福田パン、ばんどう太郎、551蓬莱……人気ローカルチェーンはいかに地元民から愛される存在になったのか
地域に根差し、地域に愛されながら発展してきたローカル飲食チェーン。その魅力は「安くておいしいメニューが目白押し。そこには地域の食習慣も垣間見える」ところにある、というのは『強くてうまい! ローカル飲食チェーン』の著者・辰井裕紀さん。
辰井さんはライターであり、テレビ番組『秘密のケンミンSHOW』(現・『秘密のケンミンSHOW極』/読売テレビ・日本テレビ系)のリサーチャーとしても活動する人物。そんな彼が人気ローカルチェーンを現地取材し、1冊にまとめたのが本書です。
「ローカルで繁盛している」「すごいビジネスの工夫がある」という2つの条件をもとに選ばれた7店は、地元発だからできるローカライズ戦略や全国チェーンへの対抗手段、看板メニューを磨くワザなど、ローカル流ならではのアイデアが満載です。
たとえば、近年のコッペパンブームの火付け役ともいえるのが、東北ローカルフードの代表的存在「福田パン」。その場でパンを作ってくれる対面式の直営店3店には、朝7時から地元客が列をなします。名物「あんバター」などの甘い系(菓子パン)、「タマゴ」「やきそば」などの調理系(総菜パン)といった多彩なメニューに、追加できる「トッピング」があるほか、クリームの塗り方の指定などもでき、オーダーの組み合わせは実に2000種類以上になるといいます。
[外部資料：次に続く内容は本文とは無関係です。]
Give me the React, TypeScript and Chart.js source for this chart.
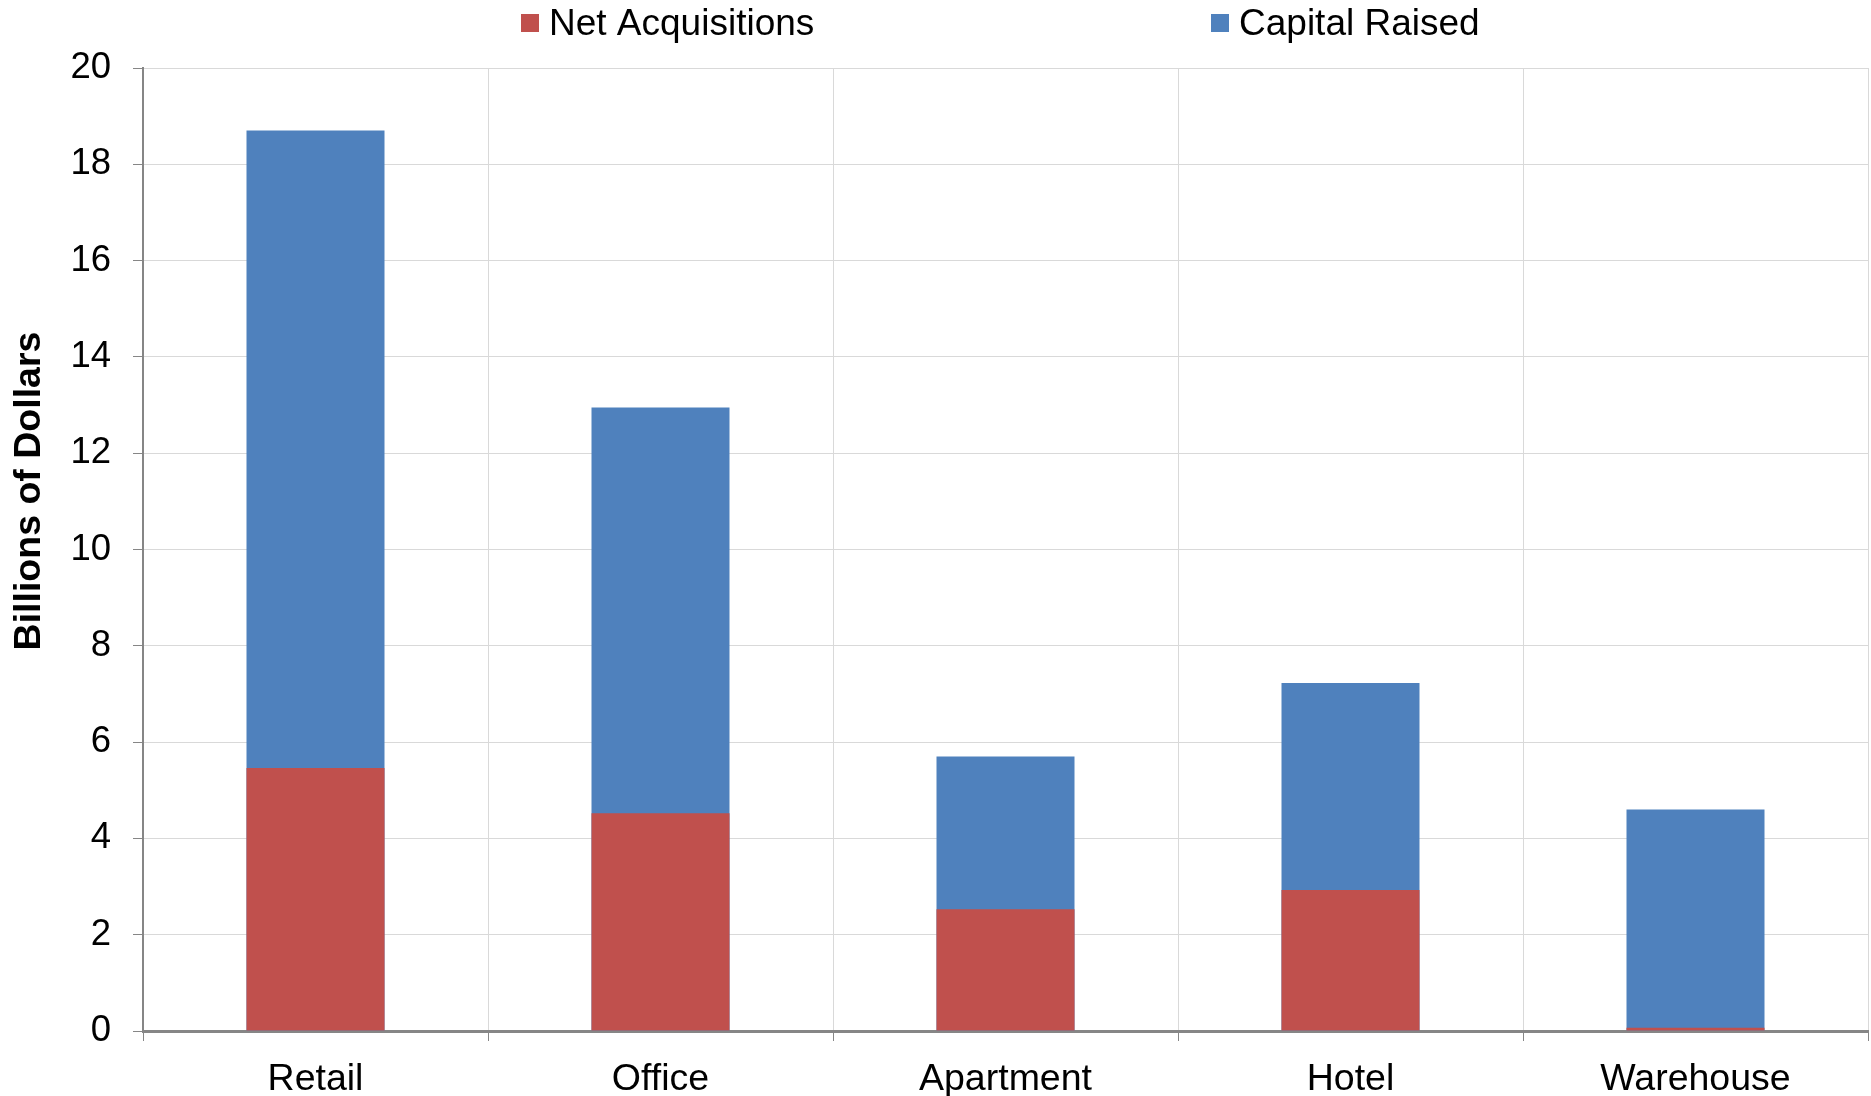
import React, { useEffect, useRef } from "react";
import { Chart, registerables } from "chart.js";

Chart.register(...registerables);

const categories = ["Retail", "Office", "Apartment", "Hotel", "Warehouse"];
const netAcquisitions = [5.46, 4.52, 2.53, 2.93, 0.07];
const capitalRaised = [18.7, 12.95, 5.7, 7.23, 4.6];
const yTicks = [0, 2, 4, 6, 8, 10, 12, 14, 16, 18, 20];
const yTitle = "Billions of Dollars";

const FONT = "'Liberation Sans', Arial, sans-serif";
const RED = "#C0504D";
const BLUE = "#4F81BD";
const GRID = "#D9D9D9";
const AXIS = "#868686";

const decorPlugin = {
  id: "decor",
  afterDraw(chart: any) {
    const ctx = chart.ctx;
    const items = chart.data.datasets.map((d: any) => ({ label: d.label, color: d.backgroundColor }));
    const starts = [521, 1211];
    ctx.save();
    ctx.font = `37px ${FONT}`;
    ctx.textBaseline = "middle";
    ctx.textAlign = "left";
    items.forEach((it: any, i: number) => {
      const x = starts[i];
      ctx.fillStyle = it.color;
      ctx.fillRect(x, 14, 18, 18);
      ctx.fillStyle = "#000";
      ctx.fillText(it.label, x + 28, 25);
    });
    // y-axis title
    ctx.translate(30, 491);
    ctx.rotate(-Math.PI / 2);
    ctx.font = `bold 37.5px ${FONT}`;
    ctx.textAlign = "center";
    ctx.textBaseline = "middle";
    ctx.fillStyle = "#000";
    ctx.fillText(yTitle, 0, 0);
    ctx.restore();
  },
};

export default function App() {
  const ref = useRef<HTMLCanvasElement | null>(null);
  useEffect(() => {
    if (!ref.current) return;
    const chart = new Chart(ref.current, {
      type: "bar",
      data: {
        labels: categories,
        datasets: [
          { label: "Net Acquisitions", data: netAcquisitions, backgroundColor: RED, borderWidth: 0 },
          { label: "Capital Raised", data: capitalRaised, backgroundColor: BLUE, borderWidth: 0 },
        ],
      },
      options: {
        responsive: false,
        animation: false,
        maintainAspectRatio: false,
        categoryPercentage: 0.8,
        barPercentage: 0.5,
        layout: { padding: { top: 68, right: 3, left: 0, bottom: 0 } },
        plugins: { legend: { display: false }, tooltip: { enabled: false } },
        scales: {
          x: {
            stacked: true,
            offset: true,
            grid: { color: GRID, lineWidth: 1, offset: true, tickColor: AXIS, tickLength: 10, drawOnChartArea: true },
            border: { color: AXIS, width: 3 },
            ticks: { color: "#000", font: { family: FONT, size: 37.5 }, padding: 16 },
            afterFit: (s: any) => { s.height = 65; },
          },
          y: {
            stacked: false,
            min: 0,
            max: 20,
            afterBuildTicks: (s: any) => { s.ticks = yTicks.map((v) => ({ value: v })); },
            grid: { color: GRID, lineWidth: 1, tickColor: AXIS, tickLength: 10 },
            border: { color: AXIS, width: 2 },
            ticks: { color: "#000", font: { family: FONT, size: 36.5 }, padding: 22 },
            title: { display: false, text: yTitle },
            afterFit: (s: any) => { s.width = 143; },
          },
        },
      },
      plugins: [decorPlugin],
    });
    return () => chart.destroy();
  }, []);
  return (
    <div style={{ position: "fixed", left: 0, top: 0, width: 1871, height: 1096, background: "#fff" }}>
      <canvas ref={ref} width={1871} height={1096} style={{ width: 1871, height: 1096, display: "block" }} />
    </div>
  );
}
この対面販売以外に、地元のスーパーや高校・大学の購買などへのパッケージ商品の「卸売り」、スーパーなどに出張して行われる「実演販売」を加えた3つの柱で展開している福田パン。1948年の誕生から地元の人々が慣れ親しんできた「心の味」は、「これからも岩手県民が生きる大きな力になるはずだし、その存在を岩手県民たちが守るはず」(本書より)だと辰井さんは記しています。
商品とともに、ユニークな経営手法に驚かされるチェーン店もあります。そのひとつが、茨城県を中心に展開する和食レストラン「ばんどう太郎」。長年働くパートから「女将さん」と呼ばれる店の顔となる女性を選ぶ、店長はなるべく地元民にして各地で好まれる味に近づけるなど、独自の理論に基づいた接客や味作りをおこなっています。さらに、「床ピカピカナンバーワン賞」「笑顔がステキナンバーワン賞」といった個人賞を設けるなどして、店員の士気を高めることにも余念がありません。
このほか本書では「551蓬莱」(大阪)、「おにぎりの桃太郎」(三重)、「ぎょうざの満洲」(埼玉)、「カレーショップインデアン」(北海道)、「おべんとうのヒライ」(熊本)を紹介。どの店も、社長や会長、現役社員らに話を聞いており、本音が詰まった内容になっています。
2020年に広まった新型コロナウイルスは飲食業界にも大きな打撃をもたらしました。しかし、これらのローカル飲食チェーンはその中でも堅調に営業を続け、店によっては売り上げや店舗数を伸ばしているところもあるといいます。その秘密はいったいどこにあるのか、みなさんも本書を読んで深掘りしてみてはいかがでしょうか。